● GIVEN REQUEST: Skip every image and restate the data word for word.

● DATA SECTION:
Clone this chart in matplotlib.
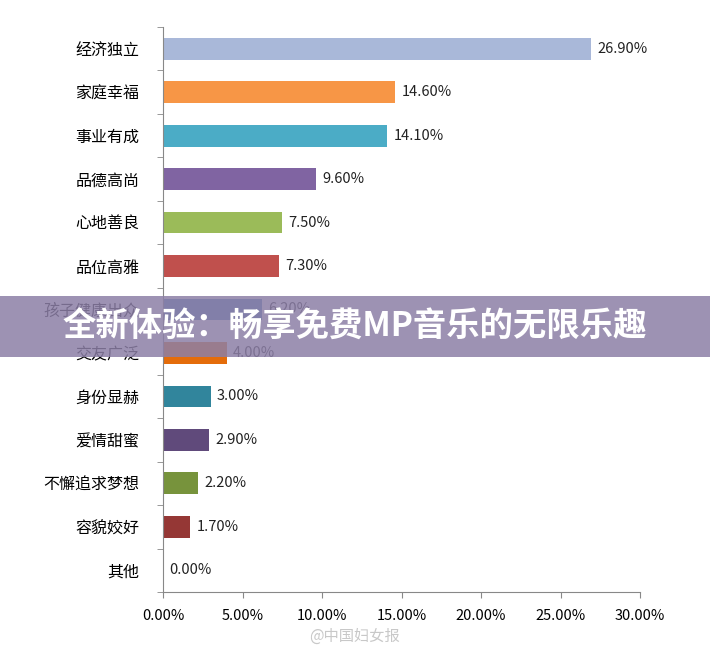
import matplotlib
matplotlib.use("Agg")
import matplotlib.pyplot as plt
from matplotlib.patches import Rectangle

plt.rcParams["font.family"] = ["Noto Sans CJK SC", "DejaVu Sans"]

categories = ["经济独立", "家庭幸福", "事业有成", "品德高尚", "心地善良", "品位高雅",
              "孩子健康出众", "交友广泛", "身份显赫", "爱情甜蜜", "不懈追求梦想", "容貌姣好", "其他"]
values = [26.9, 14.6, 14.1, 9.6, 7.5, 7.3, 6.2, 4.0, 3.0, 2.9, 2.2, 1.7, 0.0]
colors = ["#A9B8D9", "#F79646", "#4BACC6", "#8064A2", "#9BBB59", "#C0504D",
          "#4F81BD", "#E46C0A", "#31859C", "#604A7B", "#77933C", "#953735", "#4F81BD"]
xticks = [0, 5, 10, 15, 20, 25, 30]

fig = plt.figure(figsize=(7.10, 6.55), dpi=100)
ax = fig.add_axes([163/710, 1-592/655, (640-163)/710, (592-27)/655])
n = len(categories)
ys = list(range(n))[::-1]
ax.barh(ys, values, height=0.5, color=colors)
for y, v in zip(ys, values):
    ax.text(v + 0.4, y, f"{v:.2f}%", va="center", ha="left", fontsize=10.5, color="#222222")
ax.set_xlim(0, 30)
ax.set_ylim(-0.5, n - 0.5)
ax.set_yticks(ys)
ax.set_yticklabels(categories, fontsize=11.5)
ax.set_yticks([i - 0.5 for i in range(n + 1)], minor=True)
ax.tick_params(axis="y", which="major", length=0, pad=17)
ax.tick_params(axis="y", which="minor", length=4, color="#888888")
ax.set_xticks(xticks)
ax.set_xticklabels([f"{t:.2f}%" for t in xticks], fontsize=10.5)
ax.tick_params(axis="x", length=4, color="#888888", pad=8)
for s in ["top", "right"]:
    ax.spines[s].set_visible(False)
ax.spines["left"].set_color("#888888")
ax.spines["bottom"].set_color("#888888")

fig.patches.append(Rectangle((0, 1-357/655), 1, 61/655, transform=fig.transFigure,
                             facecolor="#8C7FA6", alpha=0.85, zorder=10))
fig.text(0.5, 1-327/655, "全新体验：畅享免费MP音乐的无限乐趣", ha="center", va="center",
         fontsize=24, fontweight="bold", color="white", zorder=11)
fig.text(0.50, 1-636/655, "@中国妇女报", ha="center", va="center", fontsize=11,
         color="#BBBBBB", alpha=0.8)
fig.savefig("out.png", dpi=100)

● RESPONSE TO THIS EXERCISE:
Clone this chart in matplotlib.
import matplotlib
matplotlib.use("Agg")
import matplotlib.pyplot as plt
from matplotlib.patches import Rectangle

plt.rcParams["font.family"] = ["Noto Sans CJK SC", "DejaVu Sans"]

categories = ["经济独立", "家庭幸福", "事业有成", "品德高尚", "心地善良", "品位高雅",
              "孩子健康出众", "交友广泛", "身份显赫", "爱情甜蜜", "不懈追求梦想", "容貌姣好", "其他"]
values = [26.9, 14.6, 14.1, 9.6, 7.5, 7.3, 6.2, 4.0, 3.0, 2.9, 2.2, 1.7, 0.0]
colors = ["#A9B8D9", "#F79646", "#4BACC6", "#8064A2", "#9BBB59", "#C0504D",
          "#4F81BD", "#E46C0A", "#31859C", "#604A7B", "#77933C", "#953735", "#4F81BD"]
xticks = [0, 5, 10, 15, 20, 25, 30]

fig = plt.figure(figsize=(7.10, 6.55), dpi=100)
ax = fig.add_axes([163/710, 1-592/655, (640-163)/710, (592-27)/655])
n = len(categories)
ys = list(range(n))[::-1]
ax.barh(ys, values, height=0.5, color=colors)
for y, v in zip(ys, values):
    ax.text(v + 0.4, y, f"{v:.2f}%", va="center", ha="left", fontsize=10.5, color="#222222")
ax.set_xlim(0, 30)
ax.set_ylim(-0.5, n - 0.5)
ax.set_yticks(ys)
ax.set_yticklabels(categories, fontsize=11.5)
ax.set_yticks([i - 0.5 for i in range(n + 1)], minor=True)
ax.tick_params(axis="y", which="major", length=0, pad=17)
ax.tick_params(axis="y", which="minor", length=4, color="#888888")
ax.set_xticks(xticks)
ax.set_xticklabels([f"{t:.2f}%" for t in xticks], fontsize=10.5)
ax.tick_params(axis="x", length=4, color="#888888", pad=8)
for s in ["top", "right"]:
    ax.spines[s].set_visible(False)
ax.spines["left"].set_color("#888888")
ax.spines["bottom"].set_color("#888888")

fig.patches.append(Rectangle((0, 1-357/655), 1, 61/655, transform=fig.transFigure,
                             facecolor="#8C7FA6", alpha=0.85, zorder=10))
fig.text(0.5, 1-327/655, "全新体验：畅享免费MP音乐的无限乐趣", ha="center", va="center",
         fontsize=24, fontweight="bold", color="white", zorder=11)
fig.text(0.50, 1-636/655, "@中国妇女报", ha="center", va="center", fontsize=11,
         color="#BBBBBB", alpha=0.8)
fig.savefig("out.png", dpi=100)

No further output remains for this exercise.